Health care providers are unlikely to just absorb those cuts. Those with narrow margins – say, in rural areas – may be forced to close, unable to cover their costs. Some doctors may respond to lower payments by seeing fewer patients, retiring early, or leaving the practice of medicine altogether. Bright young people may decide not to pursue careers in medicine, given that “Medicare for all” will limit their earning power.

Regardless, ratcheting down the price of care by force is going to cause health care providers to supply less of it. And that will lead to longer waits for patients.

Long waits plague patients in other countries with government-run health care. Take Canada, which outlaws private health insurance for anything considered medically necessary, just as “Medicare for all” would. The median wait for treatment from a specialist following referral by a general practitioner is 19.8 weeks, according to the Fraser Institute, a Vancouver-based think tank. In 1993, the median wait was less than half as much – 9.3 weeks.

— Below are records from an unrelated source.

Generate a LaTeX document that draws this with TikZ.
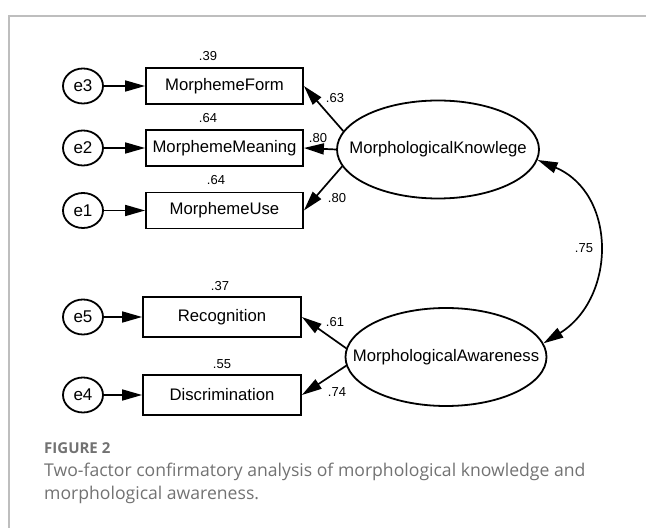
\documentclass[tikz,border=0pt]{standalone}
\usepackage{fontspec}
\setmainfont{Liberation Sans}
\newfontfamily\capfont{Open Sans}
\usetikzlibrary{shapes.geometric,arrows.meta}
\definecolor{capgray}{HTML}{727272}
\definecolor{framegray}{HTML}{BEBEBE}
\begin{document}
\begin{tikzpicture}[x=1pt,y=1pt,
  obs/.style={draw, line width=1.8pt, minimum width=157pt, minimum height=36pt, inner sep=0pt, font=\fontsize{16.7}{20}\selectfont},
  err/.style={draw, ellipse, line width=1.8pt, minimum width=40pt, minimum height=35pt, inner sep=0pt, font=\fontsize{17}{20}\selectfont},
  lat/.style={draw, ellipse, line width=1.8pt, minimum width=202pt, minimum height=98pt, inner sep=0pt, font=\fontsize{16.7}{20}\selectfont},
  num/.style={font=\fontsize{13}{15}\selectfont, inner sep=0pt},
  arr/.style={line width=1.7pt, -{Triangle[length=20pt,width=11pt]}},
  dblarr/.style={line width=1.7pt, {Triangle[length=20pt,width=11pt]}-{Triangle[length=20pt,width=11pt]}},
  frameline/.style={draw=framegray, line width=1.2pt},
  captext/.style={anchor=base west, inner sep=0pt, text=capgray, font=\capfont\fontsize{17.6}{21}\selectfont}]
\useasboundingbox (0,0) rectangle (646,528);
% frame
\coordinate (f0) at (9,0);
\coordinate (f1) at (9,512);
\coordinate (f2) at (646,512);
\draw[frameline] (f0) -- (f1) -- (f2);
% observed variables and errors
\node[err] (e3) at (83,442) {e3};
\node[obs] (mf) at (224.5,442) {MorphemeForm};
\node[err] (e2) at (83,380) {e2};
\node[obs] (mm) at (224.5,380) {MorphemeMeaning};
\node[err] (e1) at (83,317.5) {e1};
\node[obs] (mu) at (224.5,317.5) {MorphemeUse};
\node[err] (e5) at (83,211) {e5};
\node[obs, minimum width=158pt, minimum height=40pt] (rec) at (222,211) {Recognition};
\node[err] (e4) at (83,133) {e4};
\node[obs, minimum width=158pt, minimum height=40pt] (dis) at (222,133) {Discrimination};
% latent variables
\node[lat] (mk) at (438,378.5) {\makebox[0pt]{MorphologicalKnowlege}};
\node[lat, minimum width=201pt] (ma) at (446,171) {\makebox[0pt]{MorphologicalAwareness}};
% error arrows
\draw[arr] (e3) -- (mf);
\draw[arr] (e2) -- (mm);
\draw[arr] (e1) -- (mu);
\draw[arr] (e5) -- (rec);
\draw[arr] (e4) -- (dis);
% loadings
\draw[arr] (mk.169.6) -- (mf.east);
\draw[arr] (mk.west) -- (mm.east);
\draw[arr] (mk.190.4) -- (mu.east);
\draw[arr] (ma.175.4) -- (rec.east);
\draw[arr] (ma.185.8) -- (dis.east);
% covariance
\draw[dblarr] (mk.354) to[out=-23,in=32,looseness=1.2] (ma.8);
% numbers
\node[num] (r39) at (208,472) {.39};
\node[num] (r64a) at (208,410) {.64};
\node[num] (r64b) at (216,347.5) {.64};
\node[num] (r37) at (220,242) {.37};
\node[num] (r55) at (222,164) {.55};
\node[num] (l63) at (335,430) {.63};
\node[num] (l80a) at (318,390) {.80};
\node[num] (l80b) at (337,330) {.80};
\node[num] (l61) at (335,206) {.61};
\node[num] (l74) at (337,136) {.74};
\node[num] (c75) at (584,280) {.75};
% caption
\node[captext, font=\capfont\fontsize{15}{18}\selectfont\bfseries] (fig) at (44,74) {FIGURE 2};
\node[captext] (cap1) at (44,51) {Two-factor confirmatory analysis of morphological knowledge and};
\node[captext] (cap2) at (44,28) {morphological awareness.};
\end{tikzpicture}
\end{document}
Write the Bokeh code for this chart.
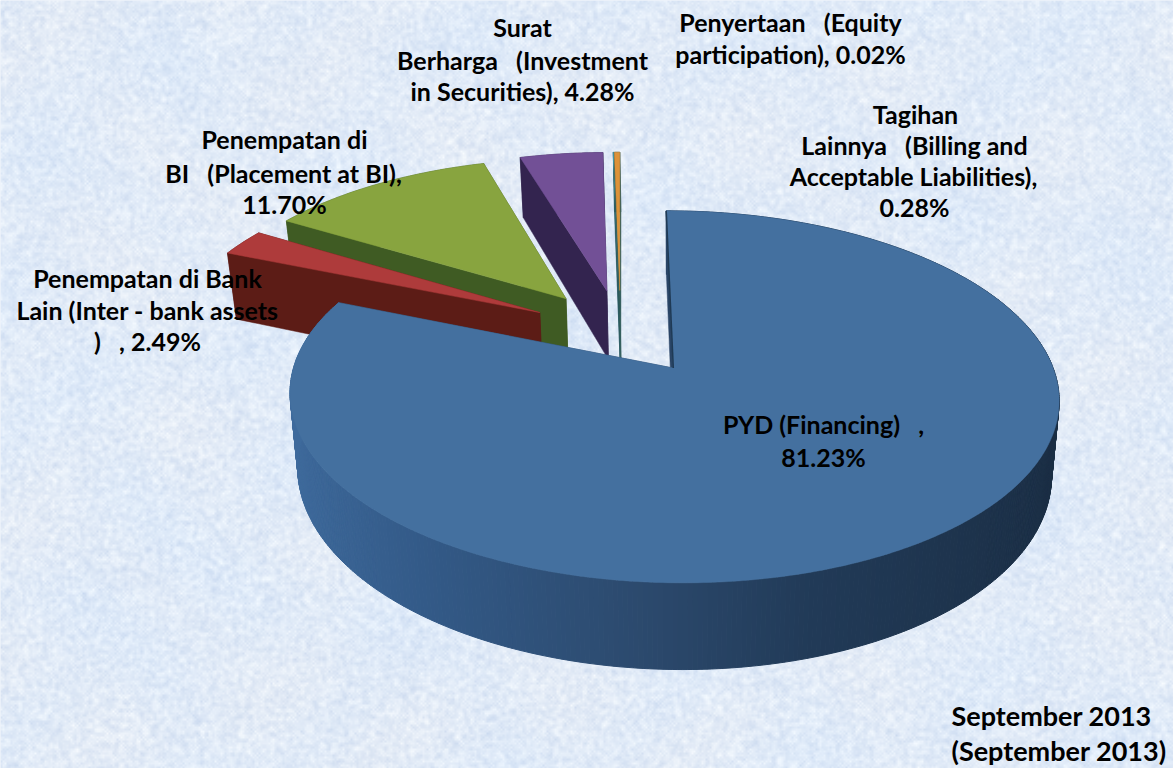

Waits are far longer for some specialties. For orthopedic surgery, the median wait for specialist treatment is 39 weeks.

Many Canadians are uninterested in waiting multiple months for treatment, particularly if they’re in pain or fear they may have a serious illness. So they pay out of pocket for care abroad. In 2016, more than 63,000 Canadians went to another country to receive medical treatment.

On the other side of the Atlantic, the United Kingdom’s government-run, 70-year old National Health Service, is proving similarly incapable of providing quality care. The system is currently short 100,000 health professionals – doctors, nurses and other workers.

It’s no wonder 14 percent of operations are canceled right before they are supposed to happen, usually due to a shortage of staff or beds. Last July, 4.3 million patients were waiting for an operation – the highest figure in a decade.

During the winter, the system goes into crisis mode. Between December 2017 and February 2018, more than 163,000 patients waited in corridors and ambulances for over 30 minutes before being admitted to the emergency room. To deal with the crunch, officials ordered hospitals to cancel 50,000 operations.

American patients will not stand for the higher taxes and lower-quality care that “Medicare-for-all” would bring. A majority of people, 55 percent, erroneously believe that they’d be able to keep their private insurance under such a system. Once they learn it would eliminate private health insurance, support for the idea plummets, from 56 percent to 37 percent. The same happens after they learn it would require higher taxes.

Seven in 10 Americans say they’d oppose “Medicare-for-all” if it led to delays in getting some treatments and tests. Such delays are not hypothetical – they’re endemic to single-payer.

Harris and her fellow Democrats may think “Medicare-for-all” is their ticket to the White House. But voters are not interested in their plan to eliminate private health insurance.

Nothing contained in this blog is to be construed as necessarily reflecting the views of the Pacific Research Institute or as an attempt to thwart or aid the passage of any legislation.